> [WHAT TO WORK ON]
Produce an exact transcription of the listing below, omitting the pictures.

> [SOURCE EXCERPT]

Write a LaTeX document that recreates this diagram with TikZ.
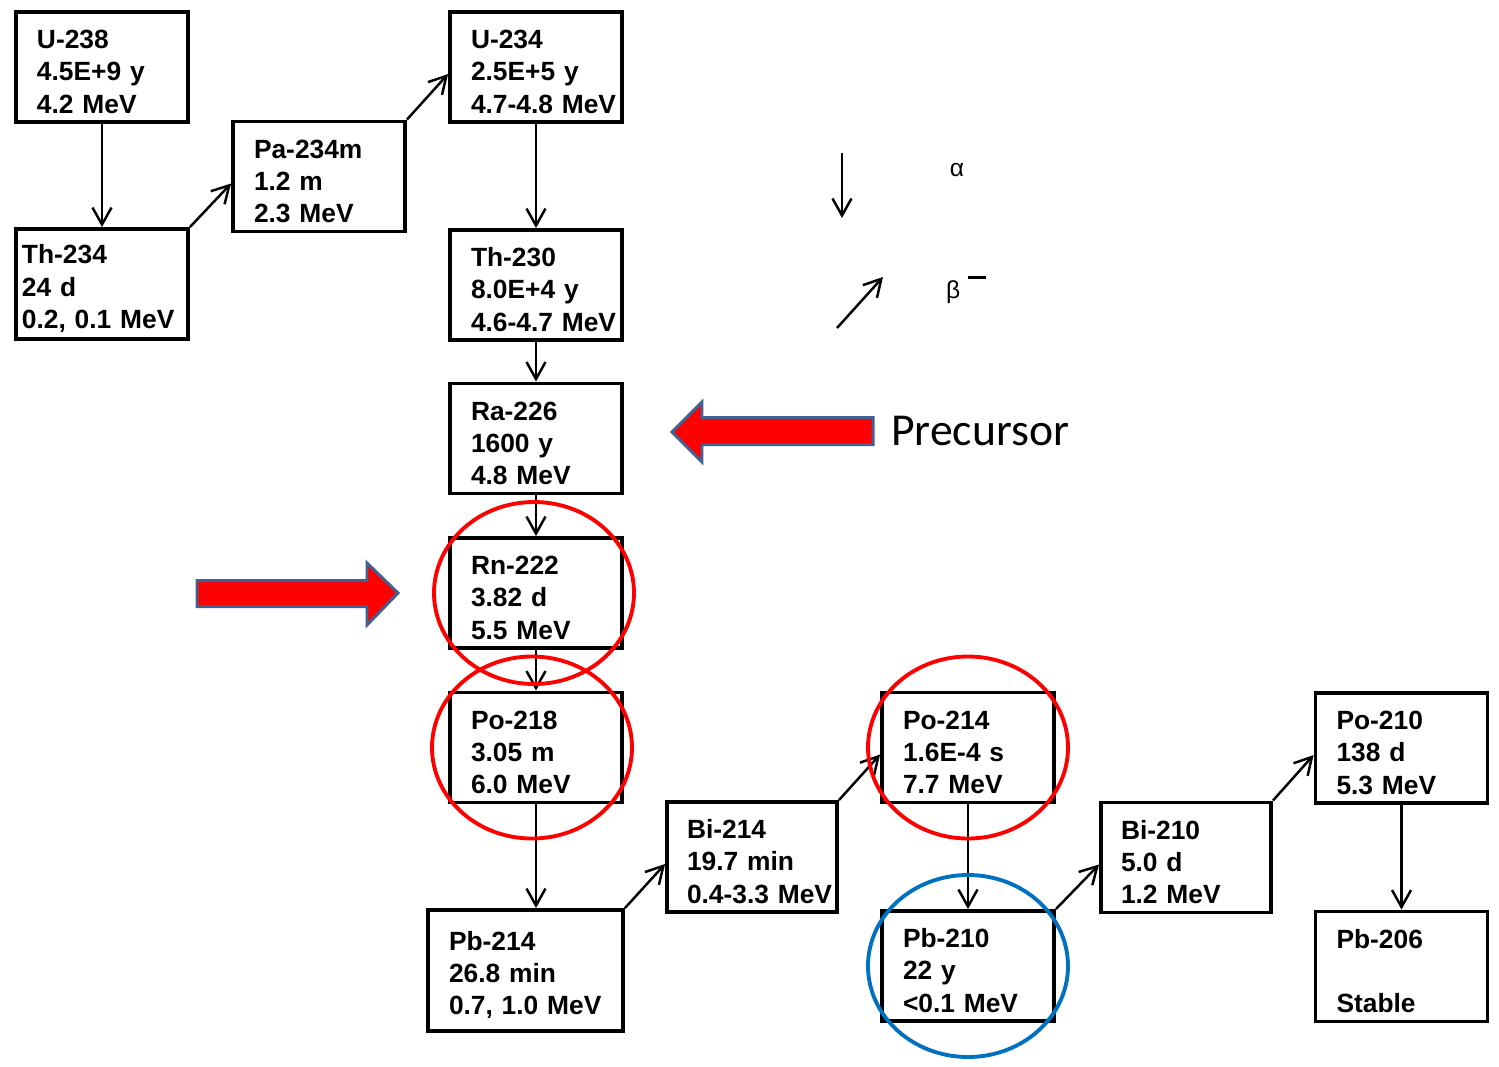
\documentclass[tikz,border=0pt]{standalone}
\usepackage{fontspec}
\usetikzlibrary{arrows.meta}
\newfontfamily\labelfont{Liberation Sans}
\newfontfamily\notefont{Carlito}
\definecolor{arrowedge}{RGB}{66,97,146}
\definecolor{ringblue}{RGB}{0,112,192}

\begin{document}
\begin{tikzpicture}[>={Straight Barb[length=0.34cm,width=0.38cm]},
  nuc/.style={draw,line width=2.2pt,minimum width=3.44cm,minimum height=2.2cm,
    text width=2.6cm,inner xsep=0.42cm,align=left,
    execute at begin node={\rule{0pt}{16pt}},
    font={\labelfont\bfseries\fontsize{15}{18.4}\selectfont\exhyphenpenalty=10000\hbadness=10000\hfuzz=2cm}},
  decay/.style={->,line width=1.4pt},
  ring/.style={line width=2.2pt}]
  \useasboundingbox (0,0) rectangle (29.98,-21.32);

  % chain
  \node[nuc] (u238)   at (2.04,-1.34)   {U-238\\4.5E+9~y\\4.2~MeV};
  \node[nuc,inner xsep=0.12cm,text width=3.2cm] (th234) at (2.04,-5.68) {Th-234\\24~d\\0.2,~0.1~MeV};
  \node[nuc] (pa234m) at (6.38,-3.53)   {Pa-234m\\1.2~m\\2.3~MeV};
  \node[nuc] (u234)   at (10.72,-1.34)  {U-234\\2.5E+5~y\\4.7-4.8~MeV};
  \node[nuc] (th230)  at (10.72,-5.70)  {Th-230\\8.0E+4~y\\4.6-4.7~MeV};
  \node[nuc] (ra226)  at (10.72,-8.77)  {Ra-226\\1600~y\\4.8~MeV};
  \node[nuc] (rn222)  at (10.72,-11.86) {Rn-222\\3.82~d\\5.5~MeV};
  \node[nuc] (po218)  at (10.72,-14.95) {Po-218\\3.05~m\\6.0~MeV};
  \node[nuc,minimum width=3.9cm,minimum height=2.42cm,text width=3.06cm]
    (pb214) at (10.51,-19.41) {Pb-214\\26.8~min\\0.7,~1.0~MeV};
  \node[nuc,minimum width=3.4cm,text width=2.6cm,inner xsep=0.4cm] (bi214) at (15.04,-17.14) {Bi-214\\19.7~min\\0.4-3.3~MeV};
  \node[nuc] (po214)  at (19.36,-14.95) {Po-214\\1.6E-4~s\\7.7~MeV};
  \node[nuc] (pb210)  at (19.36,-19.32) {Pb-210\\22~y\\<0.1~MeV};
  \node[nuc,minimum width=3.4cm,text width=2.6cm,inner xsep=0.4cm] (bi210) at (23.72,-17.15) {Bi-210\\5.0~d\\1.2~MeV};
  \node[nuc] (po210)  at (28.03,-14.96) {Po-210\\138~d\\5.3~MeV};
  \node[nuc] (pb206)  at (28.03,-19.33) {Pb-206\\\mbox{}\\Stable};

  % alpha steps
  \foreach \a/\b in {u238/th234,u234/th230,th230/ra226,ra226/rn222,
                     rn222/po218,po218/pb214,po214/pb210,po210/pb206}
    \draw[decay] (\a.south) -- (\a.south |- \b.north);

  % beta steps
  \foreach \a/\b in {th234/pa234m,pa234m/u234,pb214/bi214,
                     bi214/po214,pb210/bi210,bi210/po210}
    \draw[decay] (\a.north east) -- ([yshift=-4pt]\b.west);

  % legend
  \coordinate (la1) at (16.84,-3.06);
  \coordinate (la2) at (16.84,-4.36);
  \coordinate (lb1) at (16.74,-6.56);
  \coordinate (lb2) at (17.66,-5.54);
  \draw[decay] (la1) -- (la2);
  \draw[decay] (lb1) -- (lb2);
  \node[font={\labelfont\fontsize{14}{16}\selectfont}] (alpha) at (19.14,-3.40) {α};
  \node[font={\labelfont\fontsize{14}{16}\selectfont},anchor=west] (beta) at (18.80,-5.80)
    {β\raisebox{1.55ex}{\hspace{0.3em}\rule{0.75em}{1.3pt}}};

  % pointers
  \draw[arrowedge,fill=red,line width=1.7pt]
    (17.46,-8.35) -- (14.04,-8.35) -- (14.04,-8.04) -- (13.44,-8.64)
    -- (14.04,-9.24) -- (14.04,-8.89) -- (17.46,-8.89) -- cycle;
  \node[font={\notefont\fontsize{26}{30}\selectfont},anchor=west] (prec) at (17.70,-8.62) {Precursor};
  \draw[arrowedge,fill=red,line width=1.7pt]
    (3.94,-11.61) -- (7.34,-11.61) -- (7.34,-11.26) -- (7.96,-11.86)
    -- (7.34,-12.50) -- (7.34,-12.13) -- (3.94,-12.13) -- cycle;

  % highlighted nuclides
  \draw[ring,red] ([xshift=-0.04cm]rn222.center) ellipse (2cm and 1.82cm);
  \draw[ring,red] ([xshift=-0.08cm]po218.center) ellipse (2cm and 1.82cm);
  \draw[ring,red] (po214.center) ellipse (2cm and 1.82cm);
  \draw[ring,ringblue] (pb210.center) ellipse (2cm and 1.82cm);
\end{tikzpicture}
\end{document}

> [CORRECT OUTPUT]
Write a LaTeX document that recreates this diagram with TikZ.
\documentclass[tikz,border=0pt]{standalone}
\usepackage{fontspec}
\usetikzlibrary{arrows.meta}
\newfontfamily\labelfont{Liberation Sans}
\newfontfamily\notefont{Carlito}
\definecolor{arrowedge}{RGB}{66,97,146}
\definecolor{ringblue}{RGB}{0,112,192}

\begin{document}
\begin{tikzpicture}[>={Straight Barb[length=0.34cm,width=0.38cm]},
  nuc/.style={draw,line width=2.2pt,minimum width=3.44cm,minimum height=2.2cm,
    text width=2.6cm,inner xsep=0.42cm,align=left,
    execute at begin node={\rule{0pt}{16pt}},
    font={\labelfont\bfseries\fontsize{15}{18.4}\selectfont\exhyphenpenalty=10000\hbadness=10000\hfuzz=2cm}},
  decay/.style={->,line width=1.4pt},
  ring/.style={line width=2.2pt}]
  \useasboundingbox (0,0) rectangle (29.98,-21.32);

  % chain
  \node[nuc] (u238)   at (2.04,-1.34)   {U-238\\4.5E+9~y\\4.2~MeV};
  \node[nuc,inner xsep=0.12cm,text width=3.2cm] (th234) at (2.04,-5.68) {Th-234\\24~d\\0.2,~0.1~MeV};
  \node[nuc] (pa234m) at (6.38,-3.53)   {Pa-234m\\1.2~m\\2.3~MeV};
  \node[nuc] (u234)   at (10.72,-1.34)  {U-234\\2.5E+5~y\\4.7-4.8~MeV};
  \node[nuc] (th230)  at (10.72,-5.70)  {Th-230\\8.0E+4~y\\4.6-4.7~MeV};
  \node[nuc] (ra226)  at (10.72,-8.77)  {Ra-226\\1600~y\\4.8~MeV};
  \node[nuc] (rn222)  at (10.72,-11.86) {Rn-222\\3.82~d\\5.5~MeV};
  \node[nuc] (po218)  at (10.72,-14.95) {Po-218\\3.05~m\\6.0~MeV};
  \node[nuc,minimum width=3.9cm,minimum height=2.42cm,text width=3.06cm]
    (pb214) at (10.51,-19.41) {Pb-214\\26.8~min\\0.7,~1.0~MeV};
  \node[nuc,minimum width=3.4cm,text width=2.6cm,inner xsep=0.4cm] (bi214) at (15.04,-17.14) {Bi-214\\19.7~min\\0.4-3.3~MeV};
  \node[nuc] (po214)  at (19.36,-14.95) {Po-214\\1.6E-4~s\\7.7~MeV};
  \node[nuc] (pb210)  at (19.36,-19.32) {Pb-210\\22~y\\<0.1~MeV};
  \node[nuc,minimum width=3.4cm,text width=2.6cm,inner xsep=0.4cm] (bi210) at (23.72,-17.15) {Bi-210\\5.0~d\\1.2~MeV};
  \node[nuc] (po210)  at (28.03,-14.96) {Po-210\\138~d\\5.3~MeV};
  \node[nuc] (pb206)  at (28.03,-19.33) {Pb-206\\\mbox{}\\Stable};

  % alpha steps
  \foreach \a/\b in {u238/th234,u234/th230,th230/ra226,ra226/rn222,
                     rn222/po218,po218/pb214,po214/pb210,po210/pb206}
    \draw[decay] (\a.south) -- (\a.south |- \b.north);

  % beta steps
  \foreach \a/\b in {th234/pa234m,pa234m/u234,pb214/bi214,
                     bi214/po214,pb210/bi210,bi210/po210}
    \draw[decay] (\a.north east) -- ([yshift=-4pt]\b.west);

  % legend
  \coordinate (la1) at (16.84,-3.06);
  \coordinate (la2) at (16.84,-4.36);
  \coordinate (lb1) at (16.74,-6.56);
  \coordinate (lb2) at (17.66,-5.54);
  \draw[decay] (la1) -- (la2);
  \draw[decay] (lb1) -- (lb2);
  \node[font={\labelfont\fontsize{14}{16}\selectfont}] (alpha) at (19.14,-3.40) {α};
  \node[font={\labelfont\fontsize{14}{16}\selectfont},anchor=west] (beta) at (18.80,-5.80)
    {β\raisebox{1.55ex}{\hspace{0.3em}\rule{0.75em}{1.3pt}}};

  % pointers
  \draw[arrowedge,fill=red,line width=1.7pt]
    (17.46,-8.35) -- (14.04,-8.35) -- (14.04,-8.04) -- (13.44,-8.64)
    -- (14.04,-9.24) -- (14.04,-8.89) -- (17.46,-8.89) -- cycle;
  \node[font={\notefont\fontsize{26}{30}\selectfont},anchor=west] (prec) at (17.70,-8.62) {Precursor};
  \draw[arrowedge,fill=red,line width=1.7pt]
    (3.94,-11.61) -- (7.34,-11.61) -- (7.34,-11.26) -- (7.96,-11.86)
    -- (7.34,-12.50) -- (7.34,-12.13) -- (3.94,-12.13) -- cycle;

  % highlighted nuclides
  \draw[ring,red] ([xshift=-0.04cm]rn222.center) ellipse (2cm and 1.82cm);
  \draw[ring,red] ([xshift=-0.08cm]po218.center) ellipse (2cm and 1.82cm);
  \draw[ring,red] (po214.center) ellipse (2cm and 1.82cm);
  \draw[ring,ringblue] (pb210.center) ellipse (2cm and 1.82cm);
\end{tikzpicture}
\end{document}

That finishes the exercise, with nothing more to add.